## begin Available data

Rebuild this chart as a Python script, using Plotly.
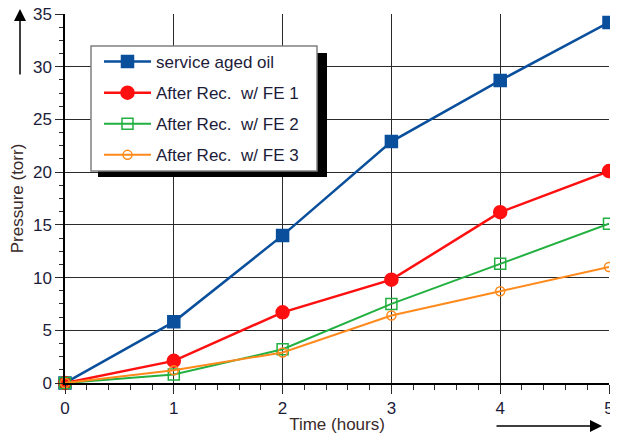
import plotly.graph_objects as go

hours = [0, 1, 2, 3, 4, 5]
service_aged = [0, 5.8, 14.0, 22.9, 28.7, 34.2]
fe1 = [0, 2.1, 6.7, 9.8, 16.2, 20.1]
fe2 = [0, 0.8, 3.2, 7.5, 11.3, 15.1]
fe3 = [0, 1.2, 2.9, 6.4, 8.7, 11.0]
names = ["service aged oil", "After Rec.  w/ FE 1", "After Rec.  w/ FE 2", "After Rec.  w/ FE 3"]

# page body has an 8px margin, so the figure is drawn 8px smaller
OFF = 8
W, H = 618 - OFF, 434 - OFF
L, R, T, B = 65 - OFF, 9, 14 - OFF, 51
PW, PH = W - L - R, H - T - B

def px(x):  # x in screen pixels -> paper
    return (x - OFF - L) / PW

def py(y):  # y in screen pixels -> paper
    return (H - B - (y - OFF)) / PH

FONT = "Liberation Sans, Arial, sans-serif"
TXT = "#1c1c3a"

fig = go.Figure()
styles = [
    (service_aged, "#0a4f9c", "square", 12, 2.5),
    (fe1, "#ff1010", "circle", 13, 2.5),
    (fe2, "#22b040", "square-open", 11, 2),
    (fe3, "#ff8a1c", "circle-open", 9, 2),
]
for i, (ys, c, sym, sz, lw) in enumerate(styles):
    fig.add_trace(go.Scatter(
        x=hours, y=ys, name=names[i], mode="lines+markers",
        line=dict(color=c, width=lw),
        marker=dict(color=c, symbol=sym, size=sz, line=dict(color=c, width=1.5)),
        cliponaxis=False, legendgroup=f"g{i}",
    ))

shapes = [
    dict(type="rect", xref="paper", yref="paper", x0=px(98), x1=px(327), y0=py(177), y1=py(53),
         fillcolor="black", line=dict(width=0), layer="above"),
    dict(type="rect", xref="paper", yref="paper", x0=px(91), x1=px(317), y0=py(171), y1=py(46),
         fillcolor="white", line=dict(color="#808080", width=1.5), layer="above"),
]

annotations = [
    dict(xref="paper", yref="paper", x=px(20), y=py(9), ax=0, ay=67,
         showarrow=True, arrowhead=2, arrowsize=1.6,
         arrowwidth=1.5, arrowcolor="black", text=""),
    dict(xref="paper", yref="paper", x=px(602), y=py(426), ax=-107, ay=0,
         showarrow=True, arrowhead=2, arrowsize=1.6,
         arrowwidth=1.5, arrowcolor="black", text=""),
]

fig.update_layout(
    width=W, height=H,
    margin=dict(l=L, r=R, t=T, b=B),
    paper_bgcolor="white", plot_bgcolor="white",
    font=dict(family=FONT, size=17, color=TXT),
    showlegend=True,
    legend=dict(x=px(99), y=py(44), xanchor="left", yanchor="top",
                bgcolor="rgba(0,0,0,0)", borderwidth=0,
                font=dict(size=17, color=TXT), tracegroupgap=6,
                itemwidth=47),
    shapes=shapes,
    annotations=annotations,
    xaxis=dict(range=[0, 5], dtick=1, showgrid=True, gridcolor="#2a2a2a", gridwidth=1.2,
               showline=True, linecolor="black", linewidth=1.5, zeroline=False,
               ticks="outside", ticklen=9, tickcolor="#2a2a2a", automargin=False,
               ticklabeloverflow="allow",
               minor=dict(dtick=0.2, ticks="outside", ticklen=5, tickcolor="#2a2a2a", showgrid=False),
               title=dict(text="Time (hours)", font=dict(size=17, color="#3a2a2a"), standoff=2),
               tickfont=dict(size=17, color=TXT)),
    yaxis=dict(range=[0, 35], dtick=5, showgrid=True, gridcolor="#2a2a2a", gridwidth=1.2,
               showline=True, linecolor="black", linewidth=1.5, zeroline=False,
               ticks="outside", ticklen=8, tickcolor="#2a2a2a", automargin=False,
               ticklabeloverflow="allow",
               minor=dict(dtick=1.25, ticks="outside", ticklen=4, tickcolor="#2a2a2a", showgrid=False),
               title=dict(text="Pressure (torr)", font=dict(size=17, color="#3a2a2a"), standoff=6),
               tickfont=dict(size=17, color=TXT)),
)

fig.write_html("out.html")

## end Available data

Aim: Set down again, exactly, the lines of the material above from its first line to the one with "import plotly.graph_objects as go", inclusive. Leave the pictures out.

Written response:
Rebuild this chart as a Python script, using Plotly.
import plotly.graph_objects as go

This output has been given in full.